§ Given problem
The line containing "blue_vals = [9.2, 16.6, 24.8, 36.9]" marks the end: extract everything from the first line of the data through that line, exactly, with no pictures.

§ Stored data
=====

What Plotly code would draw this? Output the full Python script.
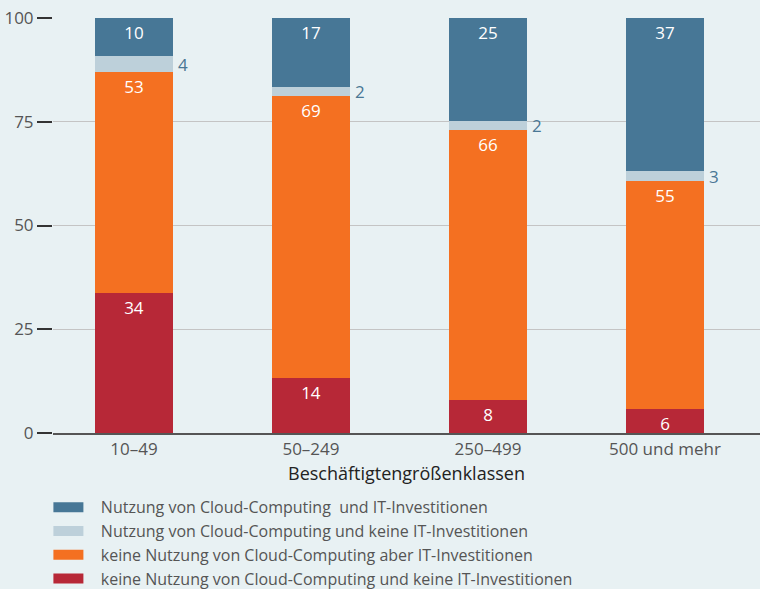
import plotly.graph_objects as go

categories = ["10–49", "50–249", "250–499", "500 und mehr"]

series_names = [
    "Nutzung von Cloud-Computing  und IT-Investitionen",
    "Nutzung von Cloud-Computing und keine IT-Investitionen",
    "keine Nutzung von Cloud-Computing aber IT-Investitionen",
    "keine Nutzung von Cloud-Computing und keine IT-Investitionen",
]

# bar heights (percent)
red_vals = [33.7, 13.3, 8.0, 5.8]
orange_vals = [53.3, 67.9, 65.0, 54.9]
light_vals = [3.8, 2.2, 2.2, 2.4]
blue_vals = [9.2, 16.6, 24.8, 36.9]

# value labels as printed in the picture
red_labels = ["34", "14", "8", "6"]
orange_labels = ["53", "69", "66", "55"]
light_labels = ["4", "2", "2", "3"]
blue_labels = ["10", "17", "25", "37"]

y_ticks = [0, 25, 50, 75, 100]

c_blue = "#477796"
c_light = "#bdd0da"
c_orange = "#f47021"
c_red = "#b72837"
bg = "#e8f1f3"
FONT = "Open Sans"

fig = go.Figure()

stack = [
    (red_vals, red_labels, c_red, series_names[3]),
    (orange_vals, orange_labels, c_orange, series_names[2]),
    (light_vals, None, c_light, series_names[1]),
    (blue_vals, blue_labels, c_blue, series_names[0]),
]

for vals, labels, color, name in stack:
    fig.add_trace(go.Bar(
        x=categories, y=vals, name=name, marker=dict(color=color, line=dict(width=0)),
        width=0.44, showlegend=False,
        text=labels if labels else None,
        textposition="inside" if labels else "none",
        insidetextanchor="end", textangle=0, constraintext="none",
        insidetextfont=dict(family=FONT, size=17, color="white"),
        hoverinfo="skip",
    ))

# labels for the thin light segments, placed to the right of the bars
for i, cat in enumerate(categories):
    mid = red_vals[i] + orange_vals[i] + light_vals[i] / 2
    fig.add_annotation(
        x=i + 0.22, y=mid, xref="x", yref="y", text=light_labels[i],
        showarrow=False, xanchor="left", yanchor="middle", xshift=3,
        font=dict(family=FONT, size=17, color="#4a7795"),
    )

# legend entries (wide swatches)
for name, color in zip(series_names, [c_blue, c_light, c_orange, c_red]):
    fig.add_trace(go.Scatter(
        x=[None], y=[None], mode="lines", name="\u00a0\u00a0\u00a0" + name,
        line=dict(color=color, width=11), showlegend=True,
    ))

fig.update_layout(
    width=760, height=589,
    barmode="stack", bargap=0,
    paper_bgcolor=bg, plot_bgcolor=bg,
    margin=dict(l=53, r=0, t=18, b=156, autoexpand=False),
    font=dict(family=FONT, size=17, color="#555555"),
    showlegend=True,
    legend=dict(
        x=-0.0065, xanchor="left", y=-0.138, yanchor="top",
        traceorder="normal", bgcolor="rgba(0,0,0,0)",
        font=dict(family=FONT, size=16, color="#555555"),
        itemwidth=30, tracegroupgap=0,
    ),
    xaxis=dict(
        type="category", range=[-0.4576, 3.537],
        showgrid=False, showline=True, linecolor="#555555", linewidth=2,
        ticks="", tickfont=dict(family=FONT, size=17, color="#555555"),
        title=dict(text="Beschäftigtengrößenklassen", standoff=8,
                   font=dict(family=FONT, size=18, color="#222222")),
        zeroline=False,
    ),
    yaxis=dict(
        range=[0, 100], tickvals=y_ticks, ticks="outside", ticklen=15,
        tickwidth=1.5, tickcolor="#333333",
        showgrid=True, gridcolor="#c4c4c4", gridwidth=1,
        zeroline=False, showline=False,
        tickfont=dict(family=FONT, size=17, color="#555555"),
    ),
)

fig.write_html(
    "out.html",
    config={"displayModeBar": False},
    post_script="document.body.style.margin='0';document.body.style.overflow='hidden';",
)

=====

§ Task response
What Plotly code would draw this? Output the full Python script.
import plotly.graph_objects as go

categories = ["10–49", "50–249", "250–499", "500 und mehr"]

series_names = [
    "Nutzung von Cloud-Computing  und IT-Investitionen",
    "Nutzung von Cloud-Computing und keine IT-Investitionen",
    "keine Nutzung von Cloud-Computing aber IT-Investitionen",
    "keine Nutzung von Cloud-Computing und keine IT-Investitionen",
]

# bar heights (percent)
red_vals = [33.7, 13.3, 8.0, 5.8]
orange_vals = [53.3, 67.9, 65.0, 54.9]
light_vals = [3.8, 2.2, 2.2, 2.4]
blue_vals = [9.2, 16.6, 24.8, 36.9]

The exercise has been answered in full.